In my first book this conclusion rested in a version of the underdetermination argument.  In my second book, I went further and argued that the central cognitive practices of science, observation and reasoning, were themselves social practices, thus requiring us to see the entire cognitive dimension of science as social.  But to see it as social is not to see it as vitiated, but as requiring a different kind of analytic frame.

In my talk, I will review the arguments and main conclusions of this social approach to scientific knowledge. I will then detail some of the consequences of the analysis for feminist questions about the sciences (How should we understand efforts to understand gender, sexuality, and other human behaviors biologically? What would it mean to conduct science as a feminist?) and about philosophical accounts of scientific knowledge (provisionalism, partiality, pluralism).

 

 

Edwin Koster

Science and values in education

 

The ideal of a value-free science has dominated our conceptions of science for centuries. According to this ideal science is an activity that discloses the facts and nothing but the facts. Science was supposed to proceed under the exclusive role of logic and empirical research and to explain how things ‘really’ are – independent of the perspectives of (individual) scientists. In the value-free view of science neither matters of values and preferences nor moral and political decisions belong to the domain of science. However, since four decades many philosophers of science – such as Helen Longino – have been publishing about the relation between science and values. Among these philosophers there seems to be a growing consensus that science is not value free. This fact has consequences for science education.

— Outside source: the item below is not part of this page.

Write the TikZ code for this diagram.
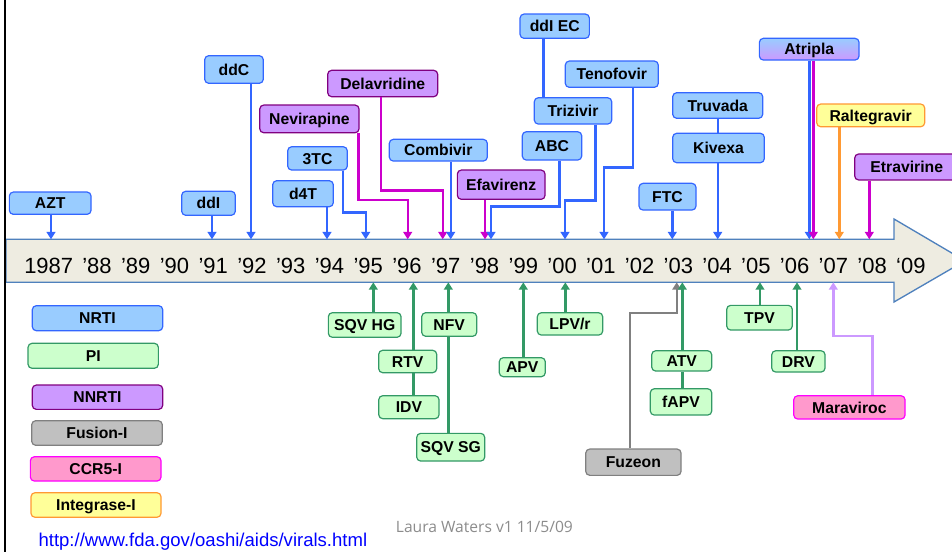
\documentclass[tikz,border=0pt]{standalone}
\usepackage{fontspec}
\setmainfont{Liberation Sans}
\newfontfamily\lwfont{Open Sans}
\usetikzlibrary{arrows.meta,calc}
\definecolor{nrtiF}{HTML}{99CCFF}
\definecolor{nrtiD}{HTML}{3366FF}
\definecolor{piF}{HTML}{CCFFCC}
\definecolor{piD}{HTML}{339966}
\definecolor{nnF}{HTML}{CC99FF}
\definecolor{nnD}{HTML}{800080}
\definecolor{nnL}{HTML}{CC00CC}
\definecolor{fuF}{HTML}{C0C0C0}
\definecolor{fuD}{HTML}{808080}
\definecolor{ccF}{HTML}{FF99CC}
\definecolor{ccD}{HTML}{FF00FF}
\definecolor{ccL}{HTML}{CC99FF}
\definecolor{inF}{HTML}{FFFF99}
\definecolor{inD}{HTML}{FF9933}
\definecolor{bandF}{HTML}{EEECE1}
\definecolor{bandD}{HTML}{4F81BD}
\definecolor{urlC}{HTML}{0000FF}
\definecolor{lwC}{HTML}{8C8C8C}
\tikzset{
  box/.style={rounded corners=3pt, line width=0.9pt, inner sep=0pt,
    font=\fontsize{11.8}{13}\selectfont\bfseries, text height=8.45pt, text depth=0pt},
  sz/.style 2 args={minimum width=#1*0.75pt, minimum height=#2*0.75pt},
  nrti/.style={box, fill=nrtiF, draw=nrtiD},
  pi/.style={box, fill=piF, draw=piD},
  nnrti/.style={box, fill=nnF, draw=nnD},
  fus/.style={box, fill=fuF, draw=fuD},
  ccr/.style={box, fill=ccF, draw=ccD},
  integ/.style={box, fill=inF, draw=inD},
  con/.style={line width=1.8pt, -{Triangle[length=5.5pt,width=6.5pt]}},
  lnk/.style={line width=1.8pt},
  yr/.style={anchor=base west, inner sep=0pt, font=\fontsize{16.5}{18}\selectfont},
}
\begin{document}
\begin{tikzpicture}[x=0.75pt,y=-0.75pt]
\useasboundingbox (0,0) rectangle (952,552);
\clip (0,0) rectangle (952,552);
\fill[white] (0,0) rectangle (952,552);

% timeline band arrow
\draw[fill=bandF, draw=bandD, line width=1pt]
  (6,239.3) -- (894,239.3) -- (894,219) -- (965,260.8) -- (894,302) -- (894,282.3) -- (6,282.3) -- cycle;
\draw[black, line width=1.6pt] (5,0) -- (5,552);

% years
\node[yr] (y87) at (24,273.3) {1987};
\foreach \t [count=\i from 0] in {’88,’89,’90,’91,’92,’93,’94,’95,’96,’97,’98,’99,’00,’01,’02,’03,’04,’05,’06,’07,’08,‘09}
  \node[yr] (y\i) at ({82+38.76*\i},273.3) {\t};

% arrow targets on the band
\coordinate (T87) at (51,239.3);
\coordinate (T91) at (212,239.3);
\coordinate (T92) at (251,239.3);
\coordinate (T94) at (327,239.3);
\coordinate (T95) at (365.7,239.3);
\coordinate (T96) at (407.7,239.3);
\coordinate (T97a) at (442.7,239.3);
\coordinate (T97b) at (450.7,239.3);
\coordinate (T98a) at (485,239.3);
\coordinate (T98b) at (491,239.3);
\coordinate (T00) at (565,239.3);
\coordinate (T01) at (604,239.3);
\coordinate (T03) at (672.3,239.3);
\coordinate (T04) at (717.7,239.3);
\coordinate (T06a) at (809.3,239.3);
\coordinate (T06b) at (813.3,239.3);
\coordinate (T07) at (839.3,239.3);
\coordinate (T08) at (869.3,239.3);

\coordinate (B95) at (373.3,282.3);
\coordinate (B96) at (413.3,282.3);
\coordinate (B97) at (448.3,282.3);
\coordinate (B99) at (523.3,282.3);
\coordinate (B00) at (565.3,282.3);
\coordinate (B03a) at (676.7,282.3);
\coordinate (B03b) at (682.3,282.3);
\coordinate (B05) at (760,282.3);
\coordinate (B06) at (797,282.3);
\coordinate (B07) at (833.3,282.3);

% top boxes
\node[nrti, sz={81.7}{22.3}] (azt) at (50.2,203.2) {AZT};
\node[nrti, sz={53.6}{24}] (ddi) at (208.5,203.3) {ddI};
\node[nrti, sz={58.6}{27.6}] (ddc) at (234,69.5) {ddC};
\node[nnrti, sz={99.3}{27.7}] (nev) at (309.4,118.9) {Nevirapine};
\node[nrti, sz={59.6}{23.3}] (tc) at (317.5,158.4) {3TC};
\node[nrti, sz={60.6}{26}] (dft) at (303,193.7) {d4T};
\node[nnrti, sz={110}{26.4}] (dela) at (382.7,83.5) {Delavridine};
\node[nrti, sz={98}{21.7}] (comb) at (438.3,150.2) {Combivir};
\node[nnrti, sz={87.7}{29.3}] (efa) at (501.2,184.7) {Efavirenz};
\node[nrti, sz={69.3}{24.3}] (ddiec) at (554.7,26.2) {ddI EC};
\node[nrti, sz={77.4}{26.3}] (triz) at (573,110.9) {Trizivir};
\node[nrti, sz={59.4}{28.3}] (abc) at (552,145.9) {ABC};
\node[nrti, sz={93}{26.3}] (teno) at (611.8,74.2) {Tenofovir};
\node[nrti, sz={57}{26.7}] (ftc) at (667.5,196.7) {FTC};
\node[nrti, sz={90}{25.6}] (truv) at (717.7,105.5) {Truvada};
\node[nrti, sz={91.6}{29.4}] (kiv) at (718.5,148) {Kivexa};
\node[box, draw=nrtiD, top color=nrtiF, bottom color=nnF, sz={99.7}{21.7}] (atr) at (809.2,49.2) {Atripla};
\node[integ, sz={108}{22.7}] (ralt) at (870.7,115.4) {Raltegravir};
\node[nnrti, sz={104}{26}] (etra) at (906.7,167) {Etravirine};

% bottom boxes
\node[pi, sz={72.7}{24.6}] (sqvhg) at (364.7,325) {SQV HG};
\node[pi, sz={58}{22.4}] (rtv) at (407.7,361.5) {RTV};
\node[pi, sz={60.3}{23}] (idv) at (408.9,407.2) {IDV};
\node[pi, sz={55}{23.6}] (nfv) at (449.2,324.5) {NFV};
\node[pi, sz={68}{27.7}] (sqvsg) at (450.7,447.2) {SQV SG};
\node[pi, sz={46}{19}] (apv) at (522.3,367.2) {APV};
\node[pi, sz={65.4}{22.3}] (lpv) at (570,323.9) {LPV/r};
\node[fus, sz={95.3}{26.3}] (fuz) at (633.4,462.2) {Fuzeon};
\node[pi, sz={60}{20.3}] (atv) at (681.7,360.9) {ATV};
\node[pi, sz={61.4}{26.3}] (fapv) at (681,401.9) {fAPV};
\node[pi, sz={65.6}{24.7}] (tpv) at (759.5,317.7) {TPV};
\node[pi, sz={53.3}{21.3}] (drv) at (798.4,361.4) {DRV};
\node[ccr, sz={111.3}{23.3}] (mara) at (849.4,407.4) {Maraviroc};

% legend
\node[nrti, sz={130.4}{25}] (lg1) at (97.5,318.2) {NRTI};
\node[pi, sz={130.3}{25}] (lg2) at (93.2,355.8) {PI};
\node[nnrti, sz={130.4}{24.3}] (lg3) at (97.5,397.2) {NNRTI};
\node[fus, sz={130.6}{24.6}] (lg4) at (97,433) {Fusion-I};
\node[ccr, sz={130.7}{24.3}] (lg5) at (95.7,468.9) {CCR5-I};
\node[integ, sz={130}{24.6}] (lg6) at (96,505) {Integrase-I};

\node[anchor=base west, inner sep=0pt, text=urlC, font=\fontsize{13.9}{16}\selectfont] (url) at (38.3,546.7) {\underline{http://www.fda.gov/oashi/aids/virals.html}};
\node[anchor=base west, inner sep=0pt, text=lwC, font=\lwfont\fontsize{11.7}{14}\selectfont] (lw) at (395.7,532.3) {Laura Waters v1 11/5/09};

% top connectors
\draw[con, color=nrtiD] (T87 |- azt.south) -- (T87);
\draw[con, color=nrtiD] (T91 |- ddi.south) -- (T91);
\draw[con, color=nrtiD] (T92 |- ddc.south) -- (T92);
\draw[con, color=nrtiD] (T94 |- dft.south) -- (T94);
\draw[con, color=nrtiD] ($(tc.south)+(25.2,0)$) -- ++(0,41.7) -| (T95);
\draw[con, color=nnL] ($(nev.south)+(48.9,0)$) -- ++(0,66.6) -| (T96);
\draw[con, color=nnL] ($(dela.south)+(-1.7,0)$) -- ++(0,93.3) -| (T97a);
\draw[con, color=nrtiD] (T97b |- comb.south) -- (T97b);
\draw[con, color=nnL] (T98a |- efa.south) -- (T98a);
\draw[con, color=nrtiD] ($(abc.south)+(7.3,0)$) -- ++(0,46) -| (T98b);
\coordinate (e1) at ($(ddiec.south)+(-11.4,0)$);
\draw[lnk, color=nrtiD] (e1) -- (e1 |- triz.north);
\draw[con, color=nrtiD] ($(triz.south)+(22.3,0)$) -- ++(0,76) -| (T00);
\draw[con, color=nrtiD] ($(teno.south)+(20.9,0)$) -- ++(0,79.4) -| (T01);
\draw[con, color=nrtiD] (T03 |- ftc.south) -- (T03);
\draw[lnk, color=nrtiD] (T04 |- truv.south) -- (T04 |- kiv.north);
\draw[con, color=nrtiD] (T04 |- kiv.south) -- (T04);
\draw[con, color=nrtiD] (T06a |- atr.south) -- (T06a);
\draw[con, color=nnL] (T06b |- atr.south) -- (T06b);
\draw[con, color=inD] (T07 |- ralt.south) -- (T07);
\draw[con, color=nnL] (T08 |- etra.south) -- (T08);

% bottom connectors
\draw[con, color=piD] (B95 |- sqvhg.north) -- (B95);
\draw[con, color=piD] (B96 |- rtv.north) -- (B96);
\draw[lnk, color=piD] (B96 |- idv.north) -- (B96 |- rtv.south);
\draw[con, color=piD] (B97 |- nfv.north) -- (B97);
\draw[lnk, color=piD] (B97 |- sqvsg.north) -- (B97 |- nfv.south);
\draw[con, color=piD] (B99 |- apv.north) -- (B99);
\draw[con, color=piD] (B00 |- lpv.north) -- (B00);
\draw[con, color=fuD] ($(fuz.north)+(-3.4,0)$) -- ++(0,-135.7) -| (B03a);
\draw[con, color=piD] (B03b |- atv.north) -- (B03b);
\draw[lnk, color=piD] (B03b |- fapv.north) -- (B03b |- atv.south);
\draw[con, color=piD] (B05 |- tpv.north) -- (B05);
\draw[con, color=piD] (B06 |- drv.north) -- (B06);
\draw[con, color=ccL] ($(mara.north)+(22.9,0)$) -- ++(0,-59) -| (B07);
\end{tikzpicture}
\end{document}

I will argue that the subject of ‘science and values’ is highly relevant for science education: students need to reflect upon the relation between science and values. This relation will be discussed by reference to a bachelor course that I teach in philosophical education in the life sciences. In this course students are stimulated to develop a critical approach to science by way of a systematic presentation of examples of the interaction between scientific research, on the one hand, and different types of values, on the other. In my presentation I will introduce the ‘Dilemma Oriented Learning Model’. This model helps students to reflect upon their ‘own’ values by taking seriously Longino’s claims about scientific pluralism. Because students will become scientists, scientific practitioners or academic professionals, and since values will influence their (future) professional practices, it is important for them to reflect upon the role of these values.

 

 

Veronica Vasterling

The science of sex differences:

some reflections on methodical individualism and pluralism in science

 

For more than a decade, newspapers and magazines report about new findings in the scientific research of sex differences. Two fields of research stand out: evolutionary psychology and brain science. The general public hears a lot about evolutionary adaptations and male and female brains causing different behavioral repertoires for men and women. That the topic of sex differences is popular among the general public is not surprising. More difficult to understand is the fact that the science of sex differences, despite quite devastating scientific critique, seems firmly established in academia as well.

How is that possible? In this talk I will present some observations on the present state of affairs with respect to the science of sex differences, drawing on Helen Longino’s recent book Studying Human Behavior (2013).